Plans to transform one of the largest city centre brownfield sites in the UK will power York’s economy into the future, the development partnership behind the scheme has claimed.
York Central Partnership has submitted an application to transform an underused part of the city centre.
The organisation hopes to create new residential, cultural and business neighbourhoods in the heart of York.
The York Central masterplan also includes an expansion of the National Railway Museum and a new western concourse and access to York Railway Station.
Up to 2,500 homes would also be built as part of the redevelopment as well as a new access road and cycling points.

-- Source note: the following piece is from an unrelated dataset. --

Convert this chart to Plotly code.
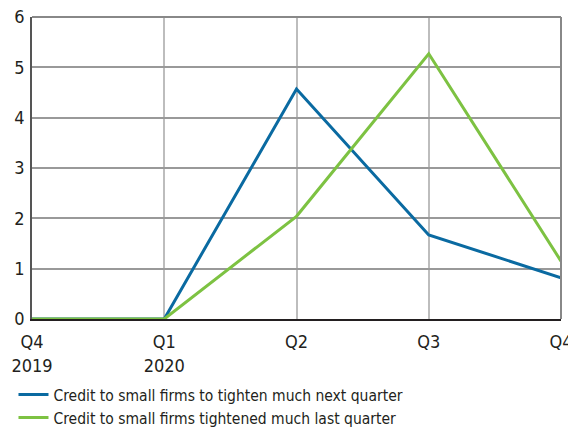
import plotly.graph_objects as go

quarters = ["Q4<br>2019", "Q1<br>2020", "Q2", "Q3", "Q4"]
next_quarter = [0, 0, 4.57, 1.67, 0.82]
last_quarter = [0, 0, 2.04, 5.27, 1.15]
y_ticks = [0, 1, 2, 3, 4, 5, 6]

FONT = "Liberation Sans Narrow, DejaVu Sans Condensed, sans-serif"
xs = list(range(len(quarters)))

fig = go.Figure()
fig.add_trace(go.Scatter(x=xs, y=next_quarter, mode="lines",
                         name="Credit to small firms to tighten much next quarter",
                         line=dict(color="#0a6aa1", width=3)))
fig.add_trace(go.Scatter(x=xs, y=last_quarter, mode="lines",
                         name="Credit to small firms tightened much last quarter",
                         line=dict(color="#7dc242", width=3)))

fig.update_layout(
    width=568, height=427,
    margin=dict(l=32, r=7, t=17, b=108, autoexpand=False),
    paper_bgcolor="white", plot_bgcolor="white",
    font=dict(family=FONT, color="#231f20", size=17),
    showlegend=True,
    legend=dict(x=-0.035, xref="paper", y=0.115, yref="container",
                xanchor="left", yanchor="top",
                font=dict(size=15.5, family=FONT), tracegroupgap=0,
                itemwidth=30, bgcolor="rgba(0,0,0,0)"),
    xaxis=dict(range=[0, 4], tickvals=xs, ticktext=quarters,
               showgrid=True, gridcolor="#bdbdbd", gridwidth=1.5,
               showline=True, linecolor="#231f20", linewidth=1.5,
               mirror=False, ticks="", zeroline=False, automargin=False,
               ticklabeloverflow="allow", ticklabelstandoff=6,
               tickfont=dict(size=18)),
    yaxis=dict(range=[0, 6], tickvals=y_ticks,
               showgrid=True, gridcolor="#999999", gridwidth=1.5,
               showline=True, linecolor="#555555", linewidth=1.5,
               ticks="", zeroline=False, ticklabelstandoff=2, automargin=False,
               tickfont=dict(size=18)),
)
# top and right border
fig.add_shape(type="line", xref="paper", yref="paper", x0=0, x1=1, y0=1, y1=1,
              line=dict(color="#888888", width=2))
fig.add_shape(type="line", xref="paper", yref="paper", x0=1, x1=1, y0=0, y1=1,
              line=dict(color="#888888", width=2))

fig.write_html("out.html")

Tamsin Hart-Jones, inset, project lead from York Central Partnership, said: “The development will power York’s economy into the future, helping to provide the homes the city needs and grow its economy by 20 per cent.

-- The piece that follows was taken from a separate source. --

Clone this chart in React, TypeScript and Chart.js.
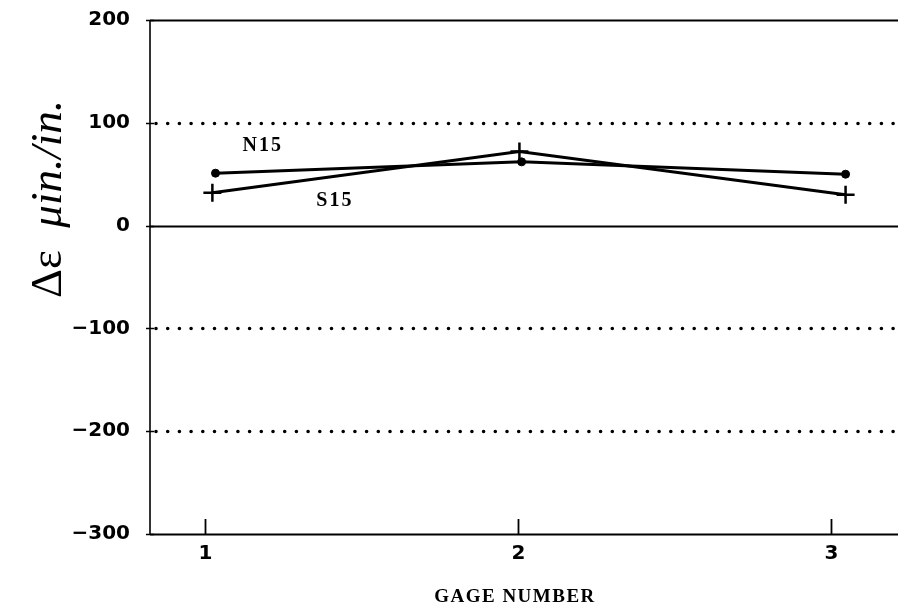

“It is expected to add over £1.16bn to the city’s GVA [gross added value] and create around 6,500 jobs once complete.”
The application for York Central marks the culmination of an extensive planning and engagement process that began back in 2016.
The scheme, should it get the green light, would provide much needed commercial space, according to Ms Hart-Jones.
She said: “York Central has the potential to deliver major economic growth for York by creating a new high-quality commercial quarter with its own entrance to the city’s railway station.
“Currently, York’s city centre office market supply is restricted by the historic nature of its traditional core.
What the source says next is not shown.